## [Stated task]
Count each line in which the word "this" appears. Reply with the total and nothing more.

[BEGIN]

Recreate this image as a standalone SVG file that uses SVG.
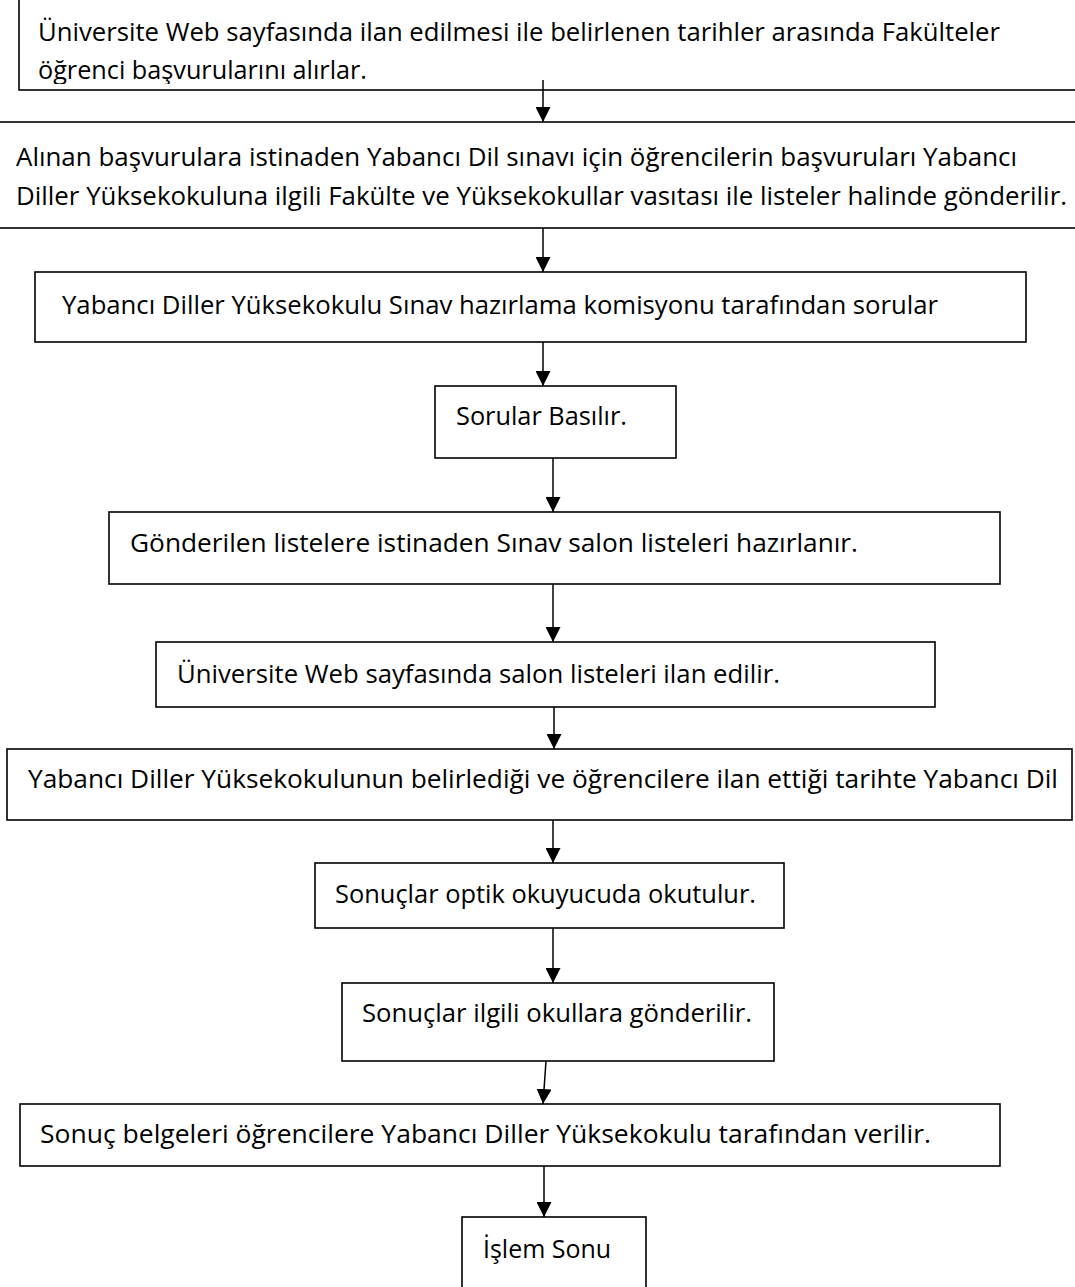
<svg xmlns="http://www.w3.org/2000/svg" width="1075" height="1287" viewBox="0 0 1075 1287">
<style>
.box{fill:#fff;stroke:#000;stroke-width:1.6}
.t{font-family:"Open Sans","Noto Sans","DejaVu Sans",sans-serif;font-size:25px;fill:#000}
.c{stroke:#000;stroke-width:1.5;fill:none}
</style>
<defs>
<marker id="ah" markerUnits="userSpaceOnUse" markerWidth="15" markerHeight="15" refX="15" refY="7.5" orient="auto">
<path d="M0,0 L15,7.5 L0,15 z" fill="#000"/>
</marker>
<clipPath id="clip1"><rect x="19" y="0" width="1060" height="84"/></clipPath>
</defs>
<rect width="1075" height="1287" fill="#fff"/>
<g id="n1">
<rect class="box" x="19" y="-10" width="1070" height="100"/>
<g clip-path="url(#clip1)">
<text class="t" x="38" y="41" textLength="962" lengthAdjust="spacingAndGlyphs">Üniversite Web sayfasında ilan edilmesi ile belirlenen tarihler arasında Fakülteler</text>
<text class="t" x="38" y="79" textLength="329" lengthAdjust="spacingAndGlyphs">öğrenci başvurularını alırlar.</text>
</g>
</g>
<g id="n2">
<rect class="box" x="-5" y="122" width="1085" height="106"/>
<text class="t" x="16" y="166" textLength="1001" lengthAdjust="spacingAndGlyphs">Alınan başvurulara istinaden Yabancı Dil sınavı için öğrencilerin başvuruları Yabancı</text>
<text class="t" x="16" y="205" textLength="1051" lengthAdjust="spacingAndGlyphs">Diller Yüksekokuluna ilgili Fakülte ve Yüksekokullar vasıtası ile listeler halinde gönderilir.</text>
</g>
<g id="n3">
<rect class="box" x="35" y="272" width="991" height="70"/>
<text class="t" x="62" y="314" textLength="876" lengthAdjust="spacingAndGlyphs">Yabancı Diller Yüksekokulu Sınav hazırlama komisyonu tarafından sorular</text>
</g>
<g id="n4">
<rect class="box" x="435" y="386" width="241" height="72"/>
<text class="t" x="456" y="425" textLength="171" lengthAdjust="spacingAndGlyphs">Sorular Basılır.</text>
</g>
<g id="n5">
<rect class="box" x="109" y="512" width="891" height="72"/>
<text class="t" x="130" y="552" textLength="728" lengthAdjust="spacingAndGlyphs">Gönderilen listelere istinaden Sınav salon listeleri hazırlanır.</text>
</g>
<g id="n6">
<rect class="box" x="156" y="642" width="779" height="65"/>
<text class="t" x="177" y="683" textLength="603" lengthAdjust="spacingAndGlyphs">Üniversite Web sayfasında salon listeleri ilan edilir.</text>
</g>
<g id="n7">
<rect class="box" x="7" y="749" width="1065" height="71"/>
<text class="t" x="28" y="788" textLength="1030" lengthAdjust="spacingAndGlyphs">Yabancı Diller Yüksekokulunun belirlediği ve öğrencilere ilan ettiği tarihte Yabancı Dil</text>
</g>
<g id="n8">
<rect class="box" x="315" y="863" width="469" height="65"/>
<text class="t" x="335" y="903" textLength="421" lengthAdjust="spacingAndGlyphs">Sonuçlar optik okuyucuda okutulur.</text>
</g>
<g id="n9">
<rect class="box" x="342" y="983" width="432" height="78"/>
<text class="t" x="362" y="1022" textLength="390" lengthAdjust="spacingAndGlyphs">Sonuçlar ilgili okullara gönderilir.</text>
</g>
<g id="n10">
<rect class="box" x="20" y="1104" width="980" height="62"/>
<text class="t" x="40" y="1143" textLength="891" lengthAdjust="spacingAndGlyphs">Sonuç belgeleri öğrencilere Yabancı Diller Yüksekokulu tarafından verilir.</text>
</g>
<g id="n11">
<rect class="box" x="462" y="1217" width="184" height="90"/>
<text class="t" x="483" y="1258" textLength="128" lengthAdjust="spacingAndGlyphs">İşlem Sonu</text>
</g>
<g id="connectors">
<line class="c" x1="543" y1="80" x2="543" y2="122" marker-end="url(#ah)"/>
<line class="c" x1="543" y1="228" x2="543" y2="272" marker-end="url(#ah)"/>
<line class="c" x1="543" y1="342" x2="543" y2="386" marker-end="url(#ah)"/>
<line class="c" x1="553" y1="458" x2="553" y2="512" marker-end="url(#ah)"/>
<line class="c" x1="553" y1="584" x2="553" y2="642" marker-end="url(#ah)"/>
<line class="c" x1="554" y1="707" x2="554" y2="749" marker-end="url(#ah)"/>
<line class="c" x1="553" y1="820" x2="553" y2="863" marker-end="url(#ah)"/>
<line class="c" x1="553" y1="928" x2="553" y2="983" marker-end="url(#ah)"/>
<line class="c" x1="546" y1="1061" x2="543" y2="1104" marker-end="url(#ah)"/>
<line class="c" x1="544" y1="1166" x2="544" y2="1217" marker-end="url(#ah)"/>
</g>
</svg>
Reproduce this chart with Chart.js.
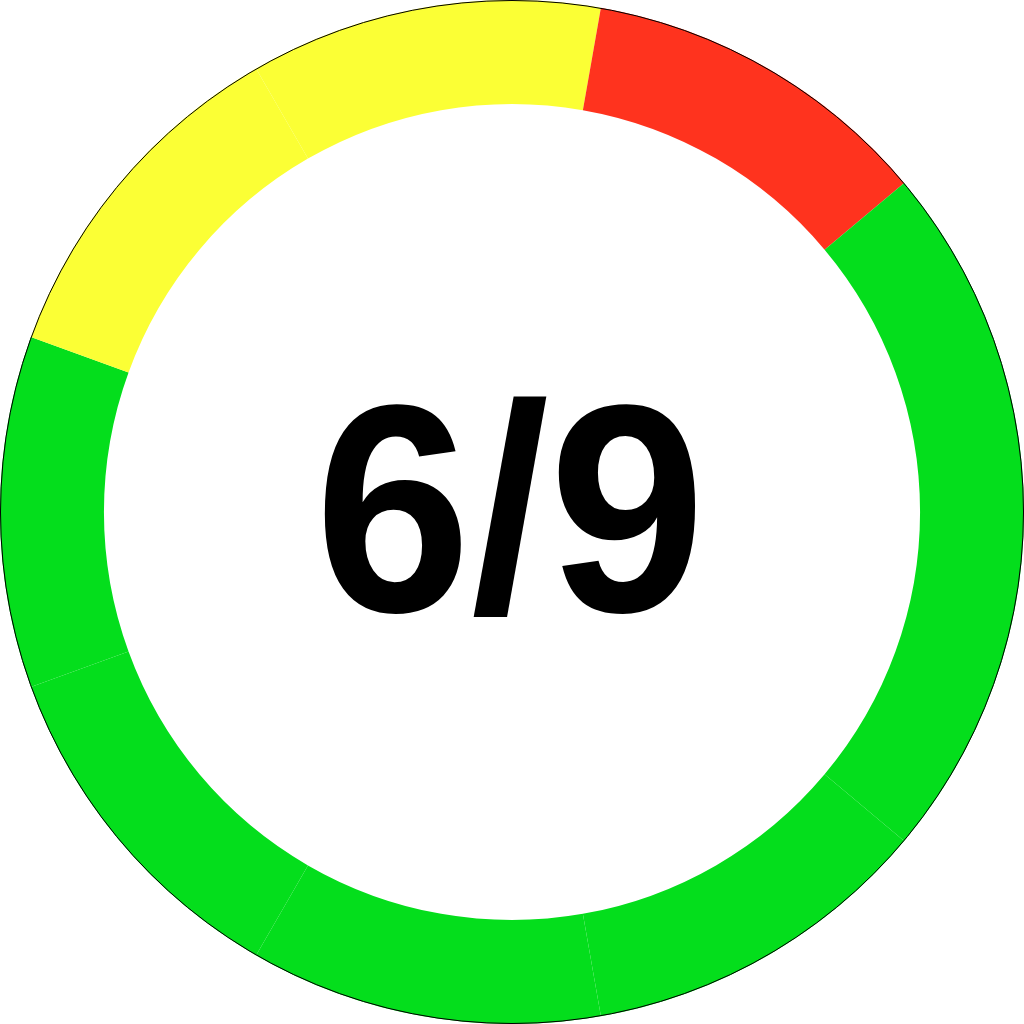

[END]

## [Completed exercise]
2